誰もがわかる、5倍になれば当然おかしいという超自然原理的な方程式を、根本から覆す提案を、最も平然と、恐ろしいまでの真顔で言ってくるもんだから、逆に圧倒されてしまう自分もいる。
しかしここで負ける潤pではない。
「おい!さっきの客はなんなんだ?」
と聞くと、
「は?皆んな500ルピーだぞ」
と平気でシラを切る。
しかしだ、
「わかった。それなら今日は買わない。」
と、あえて引き下がるフェイントをかけると、
「おいおいおい!わかったわかった!ごめんなさい!買ってください」
となるから、
これだから、奴らは憎めない。
インド人の野郎どもは、珍しいものが大好きだ。特にカメラを持っていると、やってきて、写真を撮ってくれと言ってくる。
ピースサインをする人、まんべんの笑みを浮かべる人様々だが、ほとんどの人が渾身のカッコつけフェイスをかまし、思いっきりドヤってくるから面白い。
しかも、撮った写真を、送ってくれと言う人がほとんどいないことも、やつらのカメラに写りたい欲求の根源的な理由を、より難解なものにする。
「おい!お前!」
「はい?」
「カメラでオレを撮ってくれ!」
「いいっすよ!」
ドヤ顔
パシャ
「どれどれ(ニタニタ)いいな。かっこいい。よし、じゃあな!」
一体何故なんだ、そんなにオレのメモリーに刻まれたいのか。
それだけで満足なのか!?
これだから、奴らは憎めない。
ある時、街を歩いていると、人だかりを見つけた。
何か何かと近づいて行くと、人だかりの先には、2人の男が口論している。
なんとも、車をぶつけたとかぶつけていないとかの、喧嘩中だ。
つまりこの群衆たちは、喧嘩の実物客というわけだ。
実にアホな光景である。
しかし、わらけてしまうのは、実物されている2人の男、かなりヒートアップしているのだが、実は巧みにオーディエンスを扇動していることである。

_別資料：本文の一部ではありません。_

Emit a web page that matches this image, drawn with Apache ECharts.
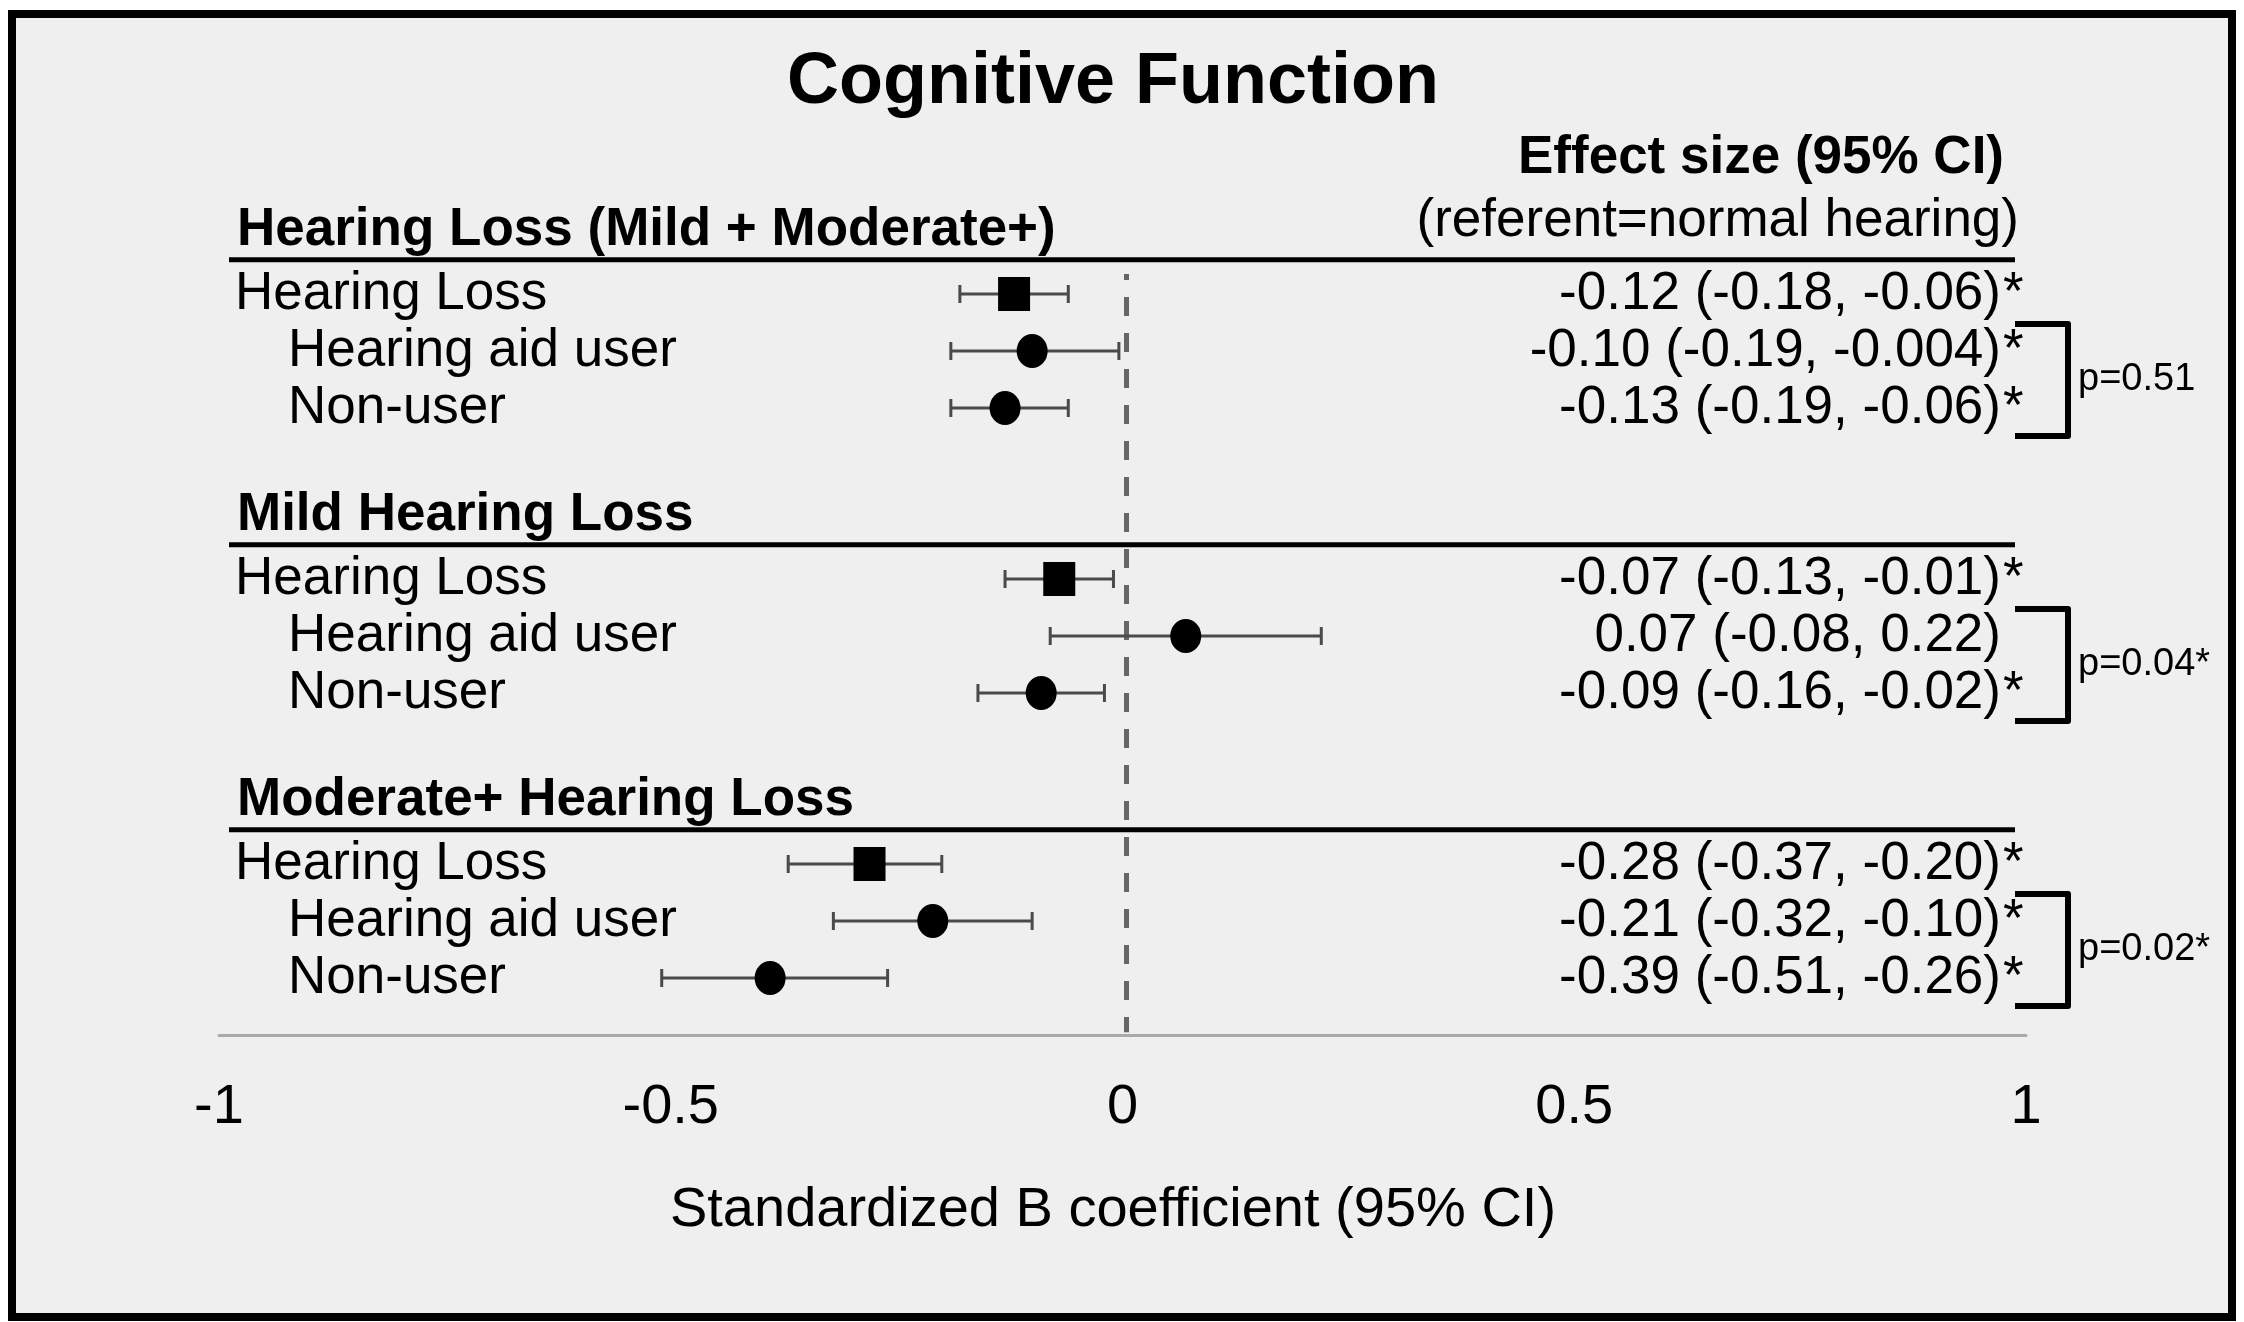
<!DOCTYPE html>
<html>
<head>
<meta charset="utf-8">
<script src="https://cdn.jsdelivr.net/npm/echarts@6/dist/echarts.min.js"></script>
<style>
  html, body { margin: 0; padding: 0; background: #ffffff; }
  #chart { width: 2244px; height: 1322px; }
</style>
</head>
<body>
<div id="chart"></div>
<script>
// ---------------- data ----------------
const groupTitles = ['Hearing Loss (Mild + Moderate+)', 'Mild Hearing Loss', 'Moderate+ Hearing Loss'];
const groupFirstRow = [0, 5, 10];
const rowLabels = ['Hearing Loss', 'Hearing aid user', 'Non-user',
                   'Hearing Loss', 'Hearing aid user', 'Non-user',
                   'Hearing Loss', 'Hearing aid user', 'Non-user'];
const rowIndent = [0, 1, 1, 0, 1, 1, 0, 1, 1];
const rowPos = [0, 1, 2, 5, 6, 7, 10, 11, 12];
const estimate = [-0.12, -0.10, -0.13, -0.07, 0.07, -0.09, -0.28, -0.21, -0.39];
const lowerCI  = [-0.18, -0.19, -0.19, -0.13, -0.08, -0.16, -0.37, -0.32, -0.51];
const upperCI  = [-0.06, -0.004, -0.06, -0.01, 0.22, -0.02, -0.20, -0.10, -0.26];
const effectText = ['-0.12 (-0.18, -0.06)', '-0.10 (-0.19, -0.004)', '-0.13 (-0.19, -0.06)',
                    '-0.07 (-0.13, -0.01)', '0.07 (-0.08, 0.22)', '-0.09 (-0.16, -0.02)',
                    '-0.28 (-0.37, -0.20)', '-0.21 (-0.32, -0.10)', '-0.39 (-0.51, -0.26)'];
const significant = [true, true, true, true, false, true, true, true, true];
const isOverall = [true, false, false, true, false, false, true, false, false];
const pValueText = ['p=0.51', 'p=0.04*', 'p=0.02*'];
const xTicks = [-1, -0.5, 0, 0.5, 1];

// ---------------- chart ----------------
const FONT = '"Liberation Sans", Arial, Helvetica, sans-serif';
const chart = echarts.init(document.getElementById('chart'), null, { renderer: 'canvas' });

const squareData = [], circleData = [];
estimate.forEach((v, i) => {
  (isOverall[i] ? squareData : circleData).push([v, rowPos[i]]);
});

const option = {
  backgroundColor: '#ffffff',
  animation: false,
  graphic: [
    { type: 'rect', z: -10, shape: { x: 12, y: 14, width: 2220, height: 1303 },
      style: { fill: '#efefef', stroke: '#000000', lineWidth: 8 } },
    { type: 'text', x: 1113, y: 83,
      style: { text: 'Cognitive Function', font: 'bold 72px ' + FONT, fill: '#000', align: 'center', verticalAlign: 'middle' } },
    { type: 'text', x: 2004, y: 158,
      style: { text: 'Effect size (95% CI)', font: 'bold 53px ' + FONT, fill: '#000', align: 'right', verticalAlign: 'middle' } },
    { type: 'text', x: 2019, y: 221,
      style: { text: '(referent=normal hearing)', font: '53px ' + FONT, fill: '#000', align: 'right', verticalAlign: 'middle' } },
    { type: 'text', x: 1113, y: 1211,
      style: { text: 'Standardized B coefficient (95% CI)', font: '56px ' + FONT, fill: '#000', align: 'center', verticalAlign: 'middle' } }
  ],
  grid: { left: 219, right: 218, top: 66, bottom: 287, containLabel: false },
  xAxis: {
    type: 'value', min: xTicks[0], max: xTicks[xTicks.length - 1], interval: 0.5,
    axisLine: { show: true, onZero: false, lineStyle: { color: '#aaaaaa', width: 3 } },
    axisTick: { show: false },
    splitLine: { show: false },
    axisLabel: { fontSize: 56, fontFamily: FONT, color: '#000', margin: 45,
                 formatter: v => String(v) }
  },
  yAxis: { type: 'value', min: -4, max: 13, inverse: true, show: false, splitLine: { show: false } },
  series: [
    // dashed reference line at 0
    {
      type: 'custom', z: 1,
      encode: { x: 0, y: [1, 2] },
      data: [[0, -0.35, 12.95]],
      renderItem: (params, api) => {
        const a = api.coord([api.value(0), api.value(1)]);
        const b = api.coord([api.value(0), api.value(2)]);
        return { type: 'line', shape: { x1: a[0] + 4, y1: a[1], x2: b[0] + 4, y2: b[1] },
                 style: { stroke: '#666666', lineWidth: 5, lineDash: [19, 17], lineDashOffset: 13 } };
      }
    },
    // group headers and rules
    {
      type: 'custom', z: 3,
      encode: { x: 0, y: 1 },
      data: groupTitles.map((g, i) => [-1, groupFirstRow[i], i]),
      renderItem: (params, api) => {
        const i = api.value(2), r = api.value(1);
        const t = api.coord([-1, r - 1.12]);
        const l1 = api.coord([-1, r - 0.6]);
        const l2 = api.coord([1, r - 0.6]);
        return { type: 'group', children: [
          { type: 'text', x: t[0] + 18, y: t[1],
            style: { text: groupTitles[i], font: 'bold 53px ' + FONT, fill: '#000', align: 'left', verticalAlign: 'middle' } },
          { type: 'line', shape: { x1: l1[0] + 10, y1: l1[1], x2: l2[0] - 11, y2: l2[1] },
            style: { stroke: '#000', lineWidth: 5 } }
        ] };
      }
    },
    // row labels and effect size text
    {
      type: 'custom', z: 3,
      encode: { x: 0, y: 1 },
      data: rowLabels.map((l, i) => [-1, rowPos[i], i]),
      renderItem: (params, api) => {
        const i = api.value(2), r = api.value(1);
        const left = api.coord([-1, r]);
        const right = api.coord([1, r]);
        const kids = [
          { type: 'text', x: left[0] + (rowIndent[i] ? 69 : 16), y: left[1],
            style: { text: rowLabels[i], font: '53px ' + FONT, fill: '#000', align: 'left', verticalAlign: 'middle' } },
          { type: 'text', x: right[0] - 25, y: right[1],
            style: { text: effectText[i], font: '53px ' + FONT, fill: '#000', align: 'right', verticalAlign: 'middle' } }
        ];
        if (significant[i]) {
          kids.push({ type: 'text', x: right[0] - 23, y: right[1],
            style: { text: '*', font: '53px ' + FONT, fill: '#000', align: 'left', verticalAlign: 'middle' } });
        }
        return { type: 'group', children: kids };
      }
    },
    // confidence intervals
    {
      type: 'custom', z: 4,
      encode: { x: [0, 1], y: 2 },
      data: estimate.map((v, i) => [lowerCI[i], upperCI[i], rowPos[i]]),
      renderItem: (params, api) => {
        const a = api.coord([api.value(0), api.value(2)]);
        const b = api.coord([api.value(1), api.value(2)]);
        const h = 9;
        const st = { stroke: '#4a4a4a', lineWidth: 3 };
        return { type: 'group', children: [
          { type: 'line', shape: { x1: a[0], y1: a[1], x2: b[0], y2: b[1] }, style: st },
          { type: 'line', shape: { x1: a[0], y1: a[1] - h, x2: a[0], y2: a[1] + h }, style: st },
          { type: 'line', shape: { x1: b[0], y1: b[1] - h, x2: b[0], y2: b[1] + h }, style: st }
        ] };
      }
    },
    // point estimates
    {
      type: 'scatter', z: 5, symbol: 'rect', symbolSize: [32, 34],
      itemStyle: { color: '#000000', opacity: 1 },
      data: squareData
    },
    {
      type: 'scatter', z: 5, symbol: 'circle', symbolSize: [31, 34],
      itemStyle: { color: '#000000', opacity: 1 },
      data: circleData
    },
    // brackets with p-values
    {
      type: 'custom', z: 3,
      encode: { x: 0, y: [1, 2] },
      data: pValueText.map((p, i) => [1, rowPos[i * 3 + 1], rowPos[i * 3 + 2], i]),
      renderItem: (params, api) => {
        const top = api.coord([1, api.value(1)]);
        const bot = api.coord([1, api.value(2)]);
        const i = api.value(3);
        const xr = top[0];
        const yT = top[1] - 27, yB = bot[1] + 28;
        return { type: 'group', children: [
          { type: 'polyline', shape: { points: [[xr - 11, yT], [xr + 42, yT], [xr + 42, yB], [xr - 11, yB]] },
            style: { stroke: '#000', lineWidth: 6, fill: null, lineJoin: 'round' } },
          { type: 'text', x: xr + 52, y: (top[1] + bot[1]) / 2,
            style: { text: pValueText[i], font: '38px ' + FONT, fill: '#000', align: 'left', verticalAlign: 'middle' } }
        ] };
      }
    }
  ]
};
chart.setOption(option);
</script>
</body>
</html>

「おい皆んな!どう考えても悪いのはこいつだよな!?!?」
「まてまてまて!!絶対にお前だ!なぁ皆んな!」
「よし、じゃぁ、いいか、どっちが悪いか、悪いと思う方に、皆んな拍手してくれ!!」
オーディエンスを盛り上げる敏腕MCばりのトーク力を発揮して、もはやコンビの漫才師ではあるまいかとすら思わせる2人と、それに熱狂する暇な群衆たち。
これだから、奴らは憎めない。
そんなこんなで、これ以外にも様々、インドにいるとインド人が、
なんて単純で、なんて純粋で、なんてアホで、なんてムカついて、なんて愛くるしい人々なのかと痛感させられる。
そういえば、この前道で会った物乞いが、こんな絡みを展開してきた。
「兄さん!金くれよ!」
「やだよ!」
「わかった!じゃぁ、クレジットカードでいいや!」
これだから、奴らは憎めないのである。